Las pequeñas reformas que rechazaron los legisladores hubieran podido abrir el camino hacia cambios de mayor envergadura cuya discusión directa despierta antagonismos profundos. Pensemos, por ejemplo, en las airadas reacciones y las larguísimas disquisiciones teóricas que hubiera suscitado el tema de la intervención de los medios en las campañas electorales. En cambio, el punto de acuerdo propuesto por el PASC permitía abordar ­y atacar­ este espinoso asunto en forma indirecta. Con menos recursos los partidos se verían obligados a racionalizar su gasto en publicidad. Una presencia dosificada en la radio o la televisión llevaría a los políticos a vigilar sus apariciones electrónicas para ajustarlas a tiempos limitados, tendrían que pensar mejor lo que quieren decir para no desperdiciar segundos, el ahorro de tiempo los forzaría a hablar con precisión, o a callarse. Para lograr estos objetivos, a la mejor hasta se ponían a leer libros. Entonces tendríamos un mejor y más responsable personal político.
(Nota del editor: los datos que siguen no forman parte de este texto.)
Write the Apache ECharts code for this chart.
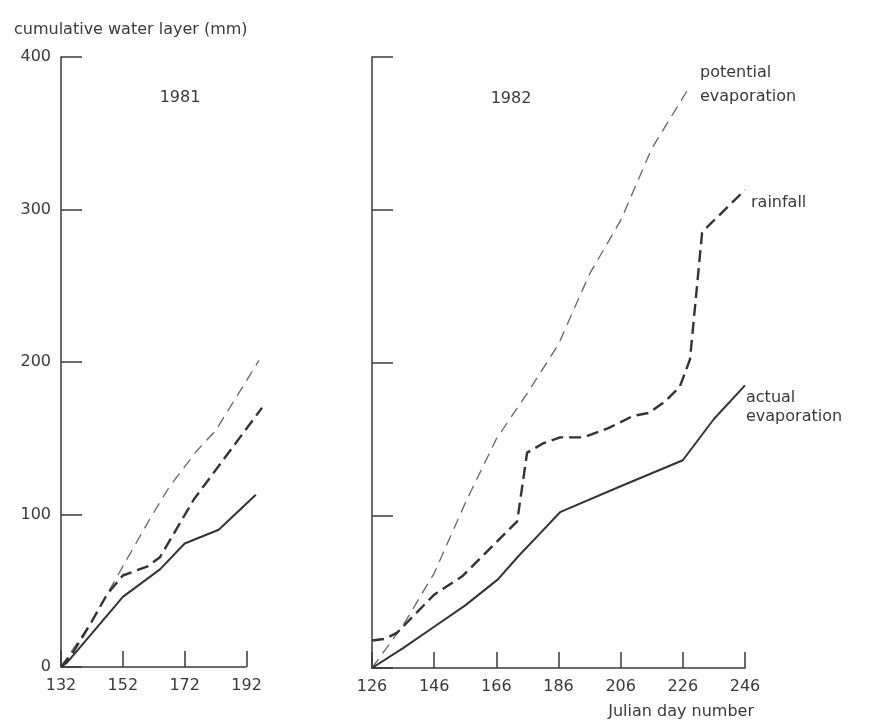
<!DOCTYPE html>
<html>
<head>
<meta charset="utf-8">
<title>cumulative water layer</title>
<script src="https://cdn.jsdelivr.net/npm/echarts@6/dist/echarts.min.js"></script>
<style>
html,body{margin:0;padding:0;background:#fff;}
#main{width:885px;height:722px;}
</style>
</head>
<body>
<div id="main"></div>
<script>
// 1981
var ticks81 = [132, 152, 172, 192];
var actual81 = [[132,0],[134,3],[142,22],[152,46],[164,64],[172,81],[183,90],[195,113]];
var rain81 = [[132,0],[136,10],[142,30],[147,48],[152,60],[160,66],[164,72],[175,110],[186,140],[197,170]];
var potential81 = [[132,0],[142,30],[152,66],[161,98],[167,118],[176,142],[182,155],[196,201]];

// 1982
var ticks82 = [126, 146, 166, 186, 206, 226, 246];
var actual82 = [[126,0],[136,13],[146,27],[156,41],[166.5,58],[173,73],[180,88],[186.5,102],[206,119],[226,136],[236,163],[246,185]];
var rain82 = [[126,18],[130,19],[134,23],[146,48],[155,60],[172.7,96],[175.9,141],[181,147],[186.5,151],[194,151],[202,157],[210,165],[215,167],[220,174],[225,184],[228.3,202],[232.2,285],[233,287],[246,313]];
var potential82 = [[126,0],[136,28],[146,62],[156,108],[166,150],[176,180],[186,212],[196,258],[206,293],[216,340],[228,380]];

var yTicks = [0, 100, 200, 300, 400];

var ink = '#3a3a3a';
var font = 'DejaVu Sans';

var dom = document.getElementById('main');
var myChart = echarts.init(dom, null, {renderer: 'canvas'});

function xAx(idx, mn, mx, ticks, showLine) {
	return {
		type: 'value',
		gridIndex: idx,
		min: mn,
		max: mx,
		interval: 20,
		axisLine: {show: showLine, onZero: false, lineStyle: {color: ink, width: 1.5}},
		axisTick: {show: true, inside: true, length: 16, customValues: ticks, lineStyle: {color: ink, width: 1.5}},
		axisLabel: {show: true, customValues: ticks, color: ink, fontFamily: font, fontSize: 16, margin: 11},
		splitLine: {show: false}
	};
}
function yAx(idx, showLabel) {
	return {
		type: 'value',
		gridIndex: idx,
		min: yTicks[0],
		max: yTicks[yTicks.length - 1],
		interval: 100,
		axisLine: {show: true, lineStyle: {color: ink, width: 1.5}},
		axisTick: {show: true, inside: true, length: 21, lineStyle: {color: ink, width: 1.5}},
		axisLabel: {show: showLabel, color: ink, fontFamily: font, fontSize: 16, margin: 10},
		splitLine: {show: false}
	};
}
function line(idx, data, type) {
	var s = {
		type: 'line',
		xAxisIndex: idx,
		yAxisIndex: idx,
		data: data,
		showSymbol: false,
		symbol: 'none',
		clip: false,
		silent: true,
		animation: false
	};
	if (type == 'actual') {
		s.lineStyle = {color: '#333', width: 2};
	} else if (type == 'rain') {
		s.lineStyle = {color: '#333', width: 2.4, type: [12, 6]};
	} else {
		s.lineStyle = {color: '#666', width: 1.3, type: [11, 7]};
	}
	return s;
}

var s81 = line(0, potential81, 'pot');
// 1981 x axis line only up to the last tick (192), data run a little beyond
s81.markLine = {
	silent: true,
	symbol: 'none',
	animation: false,
	label: {show: false},
	lineStyle: {color: ink, width: 1.5, type: 'solid'},
	data: [[{coord: [ticks81[0], 0]}, {coord: [ticks81[ticks81.length - 1], 0]}]]
};

var option = {
	backgroundColor: '#fff',
	animation: false,
	grid: [
		{left: 61, top: 57, width: 201, height: 610},
		{left: 372, top: 57, width: 373, height: 611}
	],
	xAxis: [xAx(0, 132, 197, ticks81, false), xAx(1, 126, 246, ticks82, true)],
	yAxis: [yAx(0, true), yAx(1, false)],
	series: [
		s81,
		line(0, rain81, 'rain'),
		line(0, actual81, 'actual'),
		line(1, potential82, 'pot'),
		line(1, rain82, 'rain'),
		line(1, actual82, 'actual')
	],
	graphic: [
		{type: 'text', x: 14, y: 30, style: {text: 'cumulative water layer (mm)', fill: ink, font: '16px "DejaVu Sans"', verticalAlign: 'middle'}},
		{type: 'text', x: 180, y: 98, style: {text: '1981', fill: ink, font: '16px "DejaVu Sans"', align: 'center', verticalAlign: 'middle'}},
		{type: 'text', x: 511, y: 99, style: {text: '1982', fill: ink, font: '16px "DejaVu Sans"', align: 'center', verticalAlign: 'middle'}},
		{type: 'text', x: 700, y: 61, style: {text: 'potential\nevaporation', fill: ink, font: '16px "DejaVu Sans"', lineHeight: 24, verticalAlign: 'top'}},
		{type: 'text', x: 751, y: 203, style: {text: 'rainfall', fill: ink, font: '16px "DejaVu Sans"', verticalAlign: 'middle'}},
		{type: 'text', x: 746, y: 388, style: {text: 'actual\nevaporation', fill: ink, font: '16px "DejaVu Sans"', lineHeight: 19, verticalAlign: 'top'}},
		{type: 'text', x: 754, y: 712, style: {text: 'Julian day number', fill: ink, font: '16px "DejaVu Sans"', align: 'right', verticalAlign: 'middle'}}
	]
};

if (option && typeof option === "object") {
	myChart.setOption(option, true);
}
</script>
</body>
</html>
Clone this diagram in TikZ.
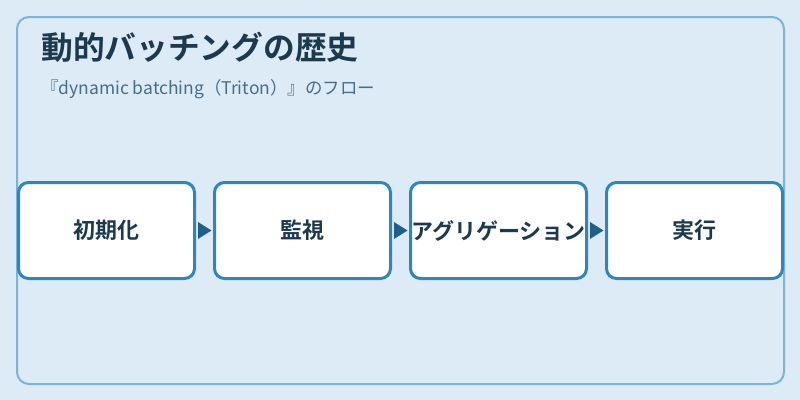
\documentclass[tikz,border=0pt]{standalone}
\usepackage{fontspec}
\setmainfont{Noto Sans CJK JP}
\newfontfamily\cjkb{Noto Sans CJK JP Bold}
\usetikzlibrary{arrows.meta,calc}
\definecolor{bgc}{HTML}{DCEBF6}
\definecolor{framec}{HTML}{7DB3D6}
\definecolor{boxc}{HTML}{2E86C1}
\definecolor{arrc}{HTML}{1F5F8B}
\definecolor{titlec}{HTML}{1B3A4F}
\definecolor{subc}{HTML}{4A6B8A}
\tikzset{
  stepbox/.style={draw=boxc, line width=2.25pt, fill=white, rounded corners=7.5pt,
    minimum width=132pt, minimum height=72pt, inner sep=0pt,
    font=\cjkb\fontsize{16.5pt}{19pt}\selectfont, text=titlec},
  flowhead/.style={fill=arrc},
}
\newcommand{\flowtri}[2]{\fill[flowhead] ($(#1.east)+(2,-8.5)$) -- ($(#1.east)+(2,8.5)$) -- ($(#2.west)+(-1.5,0)$) -- cycle;}
\begin{document}
\begin{tikzpicture}[x=0.75pt,y=-0.75pt]
\useasboundingbox (0,0) rectangle (800,400);
\fill[bgc] (0,0) rectangle (800,400);
\draw[framec, line width=1.5pt, rounded corners=9pt] (17,17) rectangle (784,384);
\node[anchor=west, text=titlec, font=\cjkb\fontsize{23.8pt}{27pt}\selectfont, inner sep=0pt] (title) at (41,47) {動的バッチングの歴史};
\node[anchor=west, text=subc, font=\fontsize{13.1pt}{15pt}\selectfont, inner sep=0pt] (sub) at (41,89) {『dynamic batching（Triton）』のフロー};
\node[stepbox] (b1) at (106.5,230.5) {初期化};
\node[stepbox] (b2) at (302.5,230.5) {監視};
\node[stepbox] (b3) at (498.5,230.5) {アグリゲーション};
\node[stepbox] (b4) at (694.5,230.5) {実行};
\flowtri{b1}{b2}
\flowtri{b2}{b3}
\flowtri{b3}{b4}
\end{tikzpicture}
\end{document}
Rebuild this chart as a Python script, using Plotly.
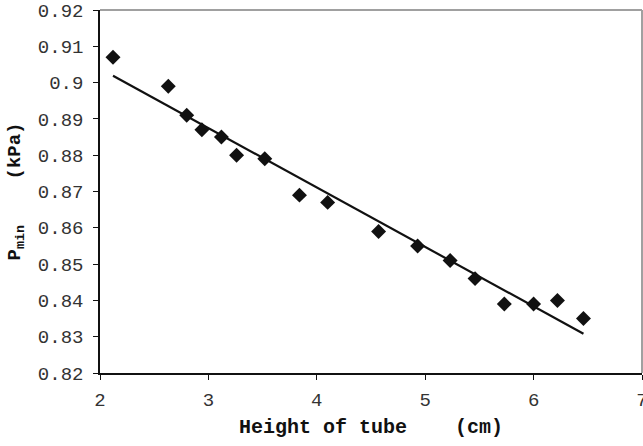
import numpy as np
import plotly.graph_objects as go

height_cm = [2.12, 2.63, 2.80, 2.94, 3.12, 3.26, 3.52, 3.84, 4.10, 4.57, 4.93, 5.23, 5.46, 5.73, 6.00, 6.22, 6.46]
p_min_kpa = [0.907, 0.899, 0.891, 0.887, 0.885, 0.880, 0.879, 0.869, 0.867, 0.859, 0.855, 0.851, 0.846, 0.839, 0.839, 0.840, 0.835]

x_ticks = [2, 3, 4, 5, 6, 7]
y_ticks = [0.82, 0.83, 0.84, 0.85, 0.86, 0.87, 0.88, 0.89, 0.90, 0.91, 0.92]
y_tick_text = ["0.82", "0.83", "0.84", "0.85", "0.86", "0.87", "0.88", "0.89", "0.9", "0.91", "0.92"]

# linear trend line fitted to the data
coef = np.polyfit(height_cm, p_min_kpa, 1)
trend_x = [min(height_cm), max(height_cm)]
trend_y = [coef[0] * v + coef[1] for v in trend_x]

FONT = "Courier New, Liberation Mono, monospace"
NB = "\u00a0"

fig = go.Figure()
fig.add_trace(go.Scatter(x=trend_x, y=trend_y, mode="lines",
                         line=dict(color="#111111", width=2.2), showlegend=False))
fig.add_trace(go.Scatter(x=height_cm, y=p_min_kpa, mode="markers",
                         marker=dict(symbol="diamond", size=11.5, color="#111111"),
                         showlegend=False))

fig.update_layout(
    width=643, height=446,
    margin=dict(l=100, r=1, t=10, b=73),
    paper_bgcolor="white", plot_bgcolor="white",
    font=dict(family=FONT, size=19, color="#333333"),
    xaxis=dict(range=[2, 7], tickvals=x_ticks, showgrid=False, zeroline=False,
               showline=True, linecolor="#111111", linewidth=1.5,
               ticks="outside", ticklen=5, tickcolor="#111111",
               ticklabelstandoff=3, ticklabeloverflow="allow", automargin=False,
               title=dict(text="<b>Height of tube" + NB * 4 + "(cm)</b>",
                          font=dict(family=FONT, size=20, color="#111111"), standoff=8)),
    yaxis=dict(range=[0.82, 0.92], tickvals=y_ticks, ticktext=y_tick_text,
               showgrid=False, zeroline=False,
               showline=True, linecolor="#111111", linewidth=1.5,
               ticks="outside", ticklen=5, tickcolor="#111111",
               ticklabelstandoff=6, ticklabeloverflow="allow", automargin=False,
               title=dict(text="<b>P<sub>min</sub>" + NB * 4 + "(kPa)</b>",
                          font=dict(family=FONT, size=19, color="#111111"), standoff=12)),
    shapes=[
        dict(type="line", xref="paper", yref="paper", x0=0, x1=1, y0=1, y1=1,
             line=dict(color="#a0a0a0", width=2)),
        dict(type="line", xref="paper", yref="paper", x0=1, x1=1, y0=0, y1=1,
             line=dict(color="#a0a0a0", width=2)),
    ],
)

fig.write_html("out.html")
Los legisladores parecen creer que sus incoherencias o los presuntos móviles de sus decisiones pasan inadvertidos para la opinión pública. Sin embargo, las encuestas sugieren que no es así. Los miembros del Congreso están claramente asociados a sus partidos políticos y la imagen pública de éstos es muy pobre. Los ciudadanos desconfían de ellos, pero al mismo tiempo consideran que son casi tan poderosos como el Presidente de la República. Mala cosa, esta combinación de la imagen de poder que proyectan los partidos y el recelo que despiertan, porque en lugar de ser los pilares de la democracia se están convirtiendo en los torpedos del cambio.